- WORK TO BE COMPLETED -
Write out every line of the material as it stands, apart from the pictures.

- COLLECTED MATERIAL -
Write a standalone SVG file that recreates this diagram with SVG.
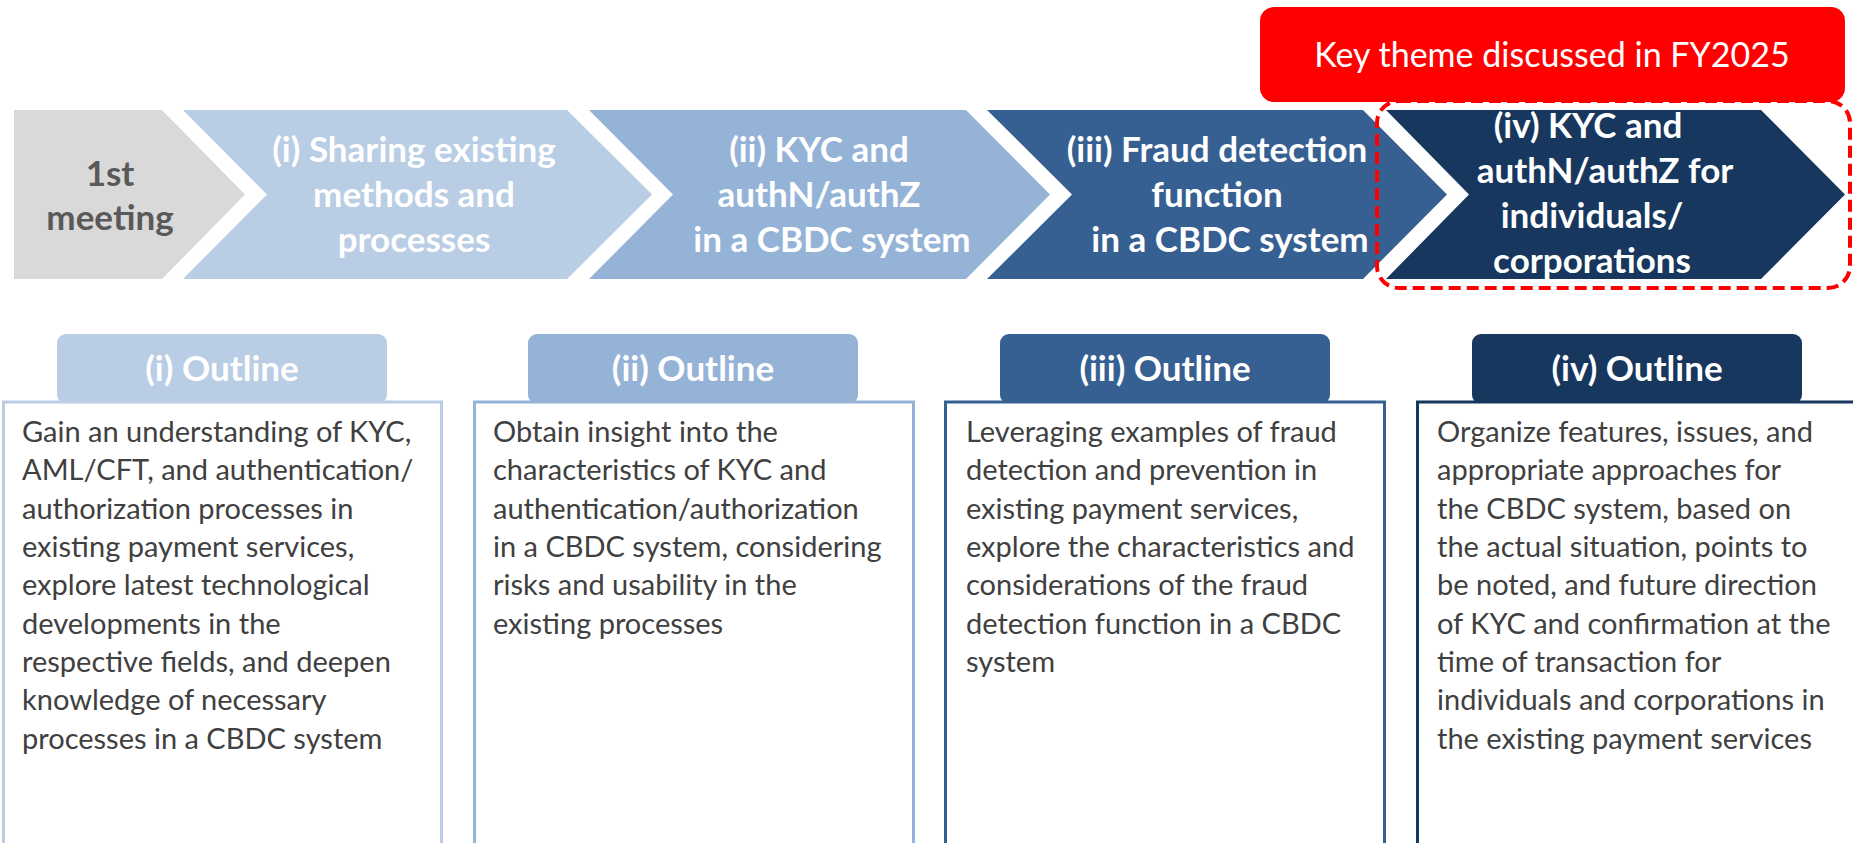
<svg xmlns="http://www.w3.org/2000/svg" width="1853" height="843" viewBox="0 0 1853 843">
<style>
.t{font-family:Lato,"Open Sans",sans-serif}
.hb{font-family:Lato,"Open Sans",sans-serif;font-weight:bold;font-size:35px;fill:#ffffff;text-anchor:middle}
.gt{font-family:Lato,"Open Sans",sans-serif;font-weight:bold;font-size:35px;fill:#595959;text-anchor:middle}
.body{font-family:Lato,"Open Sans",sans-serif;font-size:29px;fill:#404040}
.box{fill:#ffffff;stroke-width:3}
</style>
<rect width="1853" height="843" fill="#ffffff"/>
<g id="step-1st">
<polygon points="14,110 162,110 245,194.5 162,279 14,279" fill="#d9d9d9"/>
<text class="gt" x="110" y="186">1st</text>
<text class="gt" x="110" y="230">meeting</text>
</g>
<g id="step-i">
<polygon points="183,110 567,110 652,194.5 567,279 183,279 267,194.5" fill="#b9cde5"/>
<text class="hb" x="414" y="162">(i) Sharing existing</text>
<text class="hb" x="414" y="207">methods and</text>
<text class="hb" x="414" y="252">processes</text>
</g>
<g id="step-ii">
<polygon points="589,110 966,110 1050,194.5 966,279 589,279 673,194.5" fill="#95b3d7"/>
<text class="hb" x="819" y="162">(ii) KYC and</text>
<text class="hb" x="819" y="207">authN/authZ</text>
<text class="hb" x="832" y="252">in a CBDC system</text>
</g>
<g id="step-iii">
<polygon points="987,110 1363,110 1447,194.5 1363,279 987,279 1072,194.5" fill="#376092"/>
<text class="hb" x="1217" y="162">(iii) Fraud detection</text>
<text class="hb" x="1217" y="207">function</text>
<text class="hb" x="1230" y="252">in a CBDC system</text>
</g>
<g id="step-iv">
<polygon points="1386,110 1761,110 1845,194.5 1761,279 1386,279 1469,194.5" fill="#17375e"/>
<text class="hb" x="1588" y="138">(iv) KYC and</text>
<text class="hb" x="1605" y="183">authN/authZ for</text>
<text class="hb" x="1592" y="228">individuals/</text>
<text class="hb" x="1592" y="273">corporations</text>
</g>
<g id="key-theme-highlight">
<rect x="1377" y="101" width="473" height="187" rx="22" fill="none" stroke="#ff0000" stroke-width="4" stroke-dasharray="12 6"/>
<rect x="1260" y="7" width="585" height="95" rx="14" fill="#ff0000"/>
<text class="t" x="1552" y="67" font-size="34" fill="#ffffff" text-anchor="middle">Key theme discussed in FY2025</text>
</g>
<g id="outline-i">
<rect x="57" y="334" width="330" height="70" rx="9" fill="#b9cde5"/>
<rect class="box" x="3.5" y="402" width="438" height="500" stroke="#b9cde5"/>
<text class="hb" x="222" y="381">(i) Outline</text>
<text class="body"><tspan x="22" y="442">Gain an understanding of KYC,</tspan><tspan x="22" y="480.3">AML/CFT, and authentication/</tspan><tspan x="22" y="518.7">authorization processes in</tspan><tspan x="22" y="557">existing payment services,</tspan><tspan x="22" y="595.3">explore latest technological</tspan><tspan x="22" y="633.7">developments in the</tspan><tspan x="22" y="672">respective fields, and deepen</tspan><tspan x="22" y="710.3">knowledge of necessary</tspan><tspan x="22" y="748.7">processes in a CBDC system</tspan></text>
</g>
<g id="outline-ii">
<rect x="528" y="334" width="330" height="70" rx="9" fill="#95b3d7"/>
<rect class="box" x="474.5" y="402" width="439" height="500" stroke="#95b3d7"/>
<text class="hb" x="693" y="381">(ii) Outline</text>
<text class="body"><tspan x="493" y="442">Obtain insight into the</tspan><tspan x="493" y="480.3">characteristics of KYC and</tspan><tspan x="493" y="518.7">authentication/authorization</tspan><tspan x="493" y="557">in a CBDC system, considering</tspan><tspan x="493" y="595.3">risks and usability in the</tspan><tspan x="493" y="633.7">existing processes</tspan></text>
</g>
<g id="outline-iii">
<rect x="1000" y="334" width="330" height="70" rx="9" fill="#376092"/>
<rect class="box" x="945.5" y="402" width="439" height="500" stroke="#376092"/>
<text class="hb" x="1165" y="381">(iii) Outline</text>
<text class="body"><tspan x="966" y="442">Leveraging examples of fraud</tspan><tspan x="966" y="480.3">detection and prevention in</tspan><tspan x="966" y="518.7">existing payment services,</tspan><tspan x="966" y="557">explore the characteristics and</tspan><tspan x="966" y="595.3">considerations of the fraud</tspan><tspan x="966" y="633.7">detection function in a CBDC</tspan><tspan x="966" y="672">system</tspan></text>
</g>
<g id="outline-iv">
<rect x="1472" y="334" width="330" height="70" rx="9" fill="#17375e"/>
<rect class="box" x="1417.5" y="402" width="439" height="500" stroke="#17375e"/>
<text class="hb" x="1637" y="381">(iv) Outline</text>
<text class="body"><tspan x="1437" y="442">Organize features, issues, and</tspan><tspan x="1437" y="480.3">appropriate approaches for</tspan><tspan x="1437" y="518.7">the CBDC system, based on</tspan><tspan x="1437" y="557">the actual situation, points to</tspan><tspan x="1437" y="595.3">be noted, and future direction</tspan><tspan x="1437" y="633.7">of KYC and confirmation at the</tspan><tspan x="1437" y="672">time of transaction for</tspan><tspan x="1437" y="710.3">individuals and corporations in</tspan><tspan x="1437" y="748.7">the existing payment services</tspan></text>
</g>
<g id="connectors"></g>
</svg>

- EXPECTED ANSWER -
Write a standalone SVG file that recreates this diagram with SVG.
<svg xmlns="http://www.w3.org/2000/svg" width="1853" height="843" viewBox="0 0 1853 843">
<style>
.t{font-family:Lato,"Open Sans",sans-serif}
.hb{font-family:Lato,"Open Sans",sans-serif;font-weight:bold;font-size:35px;fill:#ffffff;text-anchor:middle}
.gt{font-family:Lato,"Open Sans",sans-serif;font-weight:bold;font-size:35px;fill:#595959;text-anchor:middle}
.body{font-family:Lato,"Open Sans",sans-serif;font-size:29px;fill:#404040}
.box{fill:#ffffff;stroke-width:3}
</style>
<rect width="1853" height="843" fill="#ffffff"/>
<g id="step-1st">
<polygon points="14,110 162,110 245,194.5 162,279 14,279" fill="#d9d9d9"/>
<text class="gt" x="110" y="186">1st</text>
<text class="gt" x="110" y="230">meeting</text>
</g>
<g id="step-i">
<polygon points="183,110 567,110 652,194.5 567,279 183,279 267,194.5" fill="#b9cde5"/>
<text class="hb" x="414" y="162">(i) Sharing existing</text>
<text class="hb" x="414" y="207">methods and</text>
<text class="hb" x="414" y="252">processes</text>
</g>
<g id="step-ii">
<polygon points="589,110 966,110 1050,194.5 966,279 589,279 673,194.5" fill="#95b3d7"/>
<text class="hb" x="819" y="162">(ii) KYC and</text>
<text class="hb" x="819" y="207">authN/authZ</text>
<text class="hb" x="832" y="252">in a CBDC system</text>
</g>
<g id="step-iii">
<polygon points="987,110 1363,110 1447,194.5 1363,279 987,279 1072,194.5" fill="#376092"/>
<text class="hb" x="1217" y="162">(iii) Fraud detection</text>
<text class="hb" x="1217" y="207">function</text>
<text class="hb" x="1230" y="252">in a CBDC system</text>
</g>
<g id="step-iv">
<polygon points="1386,110 1761,110 1845,194.5 1761,279 1386,279 1469,194.5" fill="#17375e"/>
<text class="hb" x="1588" y="138">(iv) KYC and</text>
<text class="hb" x="1605" y="183">authN/authZ for</text>
<text class="hb" x="1592" y="228">individuals/</text>
<text class="hb" x="1592" y="273">corporations</text>
</g>
<g id="key-theme-highlight">
<rect x="1377" y="101" width="473" height="187" rx="22" fill="none" stroke="#ff0000" stroke-width="4" stroke-dasharray="12 6"/>
<rect x="1260" y="7" width="585" height="95" rx="14" fill="#ff0000"/>
<text class="t" x="1552" y="67" font-size="34" fill="#ffffff" text-anchor="middle">Key theme discussed in FY2025</text>
</g>
<g id="outline-i">
<rect x="57" y="334" width="330" height="70" rx="9" fill="#b9cde5"/>
<rect class="box" x="3.5" y="402" width="438" height="500" stroke="#b9cde5"/>
<text class="hb" x="222" y="381">(i) Outline</text>
<text class="body"><tspan x="22" y="442">Gain an understanding of KYC,</tspan><tspan x="22" y="480.3">AML/CFT, and authentication/</tspan><tspan x="22" y="518.7">authorization processes in</tspan><tspan x="22" y="557">existing payment services,</tspan><tspan x="22" y="595.3">explore latest technological</tspan><tspan x="22" y="633.7">developments in the</tspan><tspan x="22" y="672">respective fields, and deepen</tspan><tspan x="22" y="710.3">knowledge of necessary</tspan><tspan x="22" y="748.7">processes in a CBDC system</tspan></text>
</g>
<g id="outline-ii">
<rect x="528" y="334" width="330" height="70" rx="9" fill="#95b3d7"/>
<rect class="box" x="474.5" y="402" width="439" height="500" stroke="#95b3d7"/>
<text class="hb" x="693" y="381">(ii) Outline</text>
<text class="body"><tspan x="493" y="442">Obtain insight into the</tspan><tspan x="493" y="480.3">characteristics of KYC and</tspan><tspan x="493" y="518.7">authentication/authorization</tspan><tspan x="493" y="557">in a CBDC system, considering</tspan><tspan x="493" y="595.3">risks and usability in the</tspan><tspan x="493" y="633.7">existing processes</tspan></text>
</g>
<g id="outline-iii">
<rect x="1000" y="334" width="330" height="70" rx="9" fill="#376092"/>
<rect class="box" x="945.5" y="402" width="439" height="500" stroke="#376092"/>
<text class="hb" x="1165" y="381">(iii) Outline</text>
<text class="body"><tspan x="966" y="442">Leveraging examples of fraud</tspan><tspan x="966" y="480.3">detection and prevention in</tspan><tspan x="966" y="518.7">existing payment services,</tspan><tspan x="966" y="557">explore the characteristics and</tspan><tspan x="966" y="595.3">considerations of the fraud</tspan><tspan x="966" y="633.7">detection function in a CBDC</tspan><tspan x="966" y="672">system</tspan></text>
</g>
<g id="outline-iv">
<rect x="1472" y="334" width="330" height="70" rx="9" fill="#17375e"/>
<rect class="box" x="1417.5" y="402" width="439" height="500" stroke="#17375e"/>
<text class="hb" x="1637" y="381">(iv) Outline</text>
<text class="body"><tspan x="1437" y="442">Organize features, issues, and</tspan><tspan x="1437" y="480.3">appropriate approaches for</tspan><tspan x="1437" y="518.7">the CBDC system, based on</tspan><tspan x="1437" y="557">the actual situation, points to</tspan><tspan x="1437" y="595.3">be noted, and future direction</tspan><tspan x="1437" y="633.7">of KYC and confirmation at the</tspan><tspan x="1437" y="672">time of transaction for</tspan><tspan x="1437" y="710.3">individuals and corporations in</tspan><tspan x="1437" y="748.7">the existing payment services</tspan></text>
</g>
<g id="connectors"></g>
</svg>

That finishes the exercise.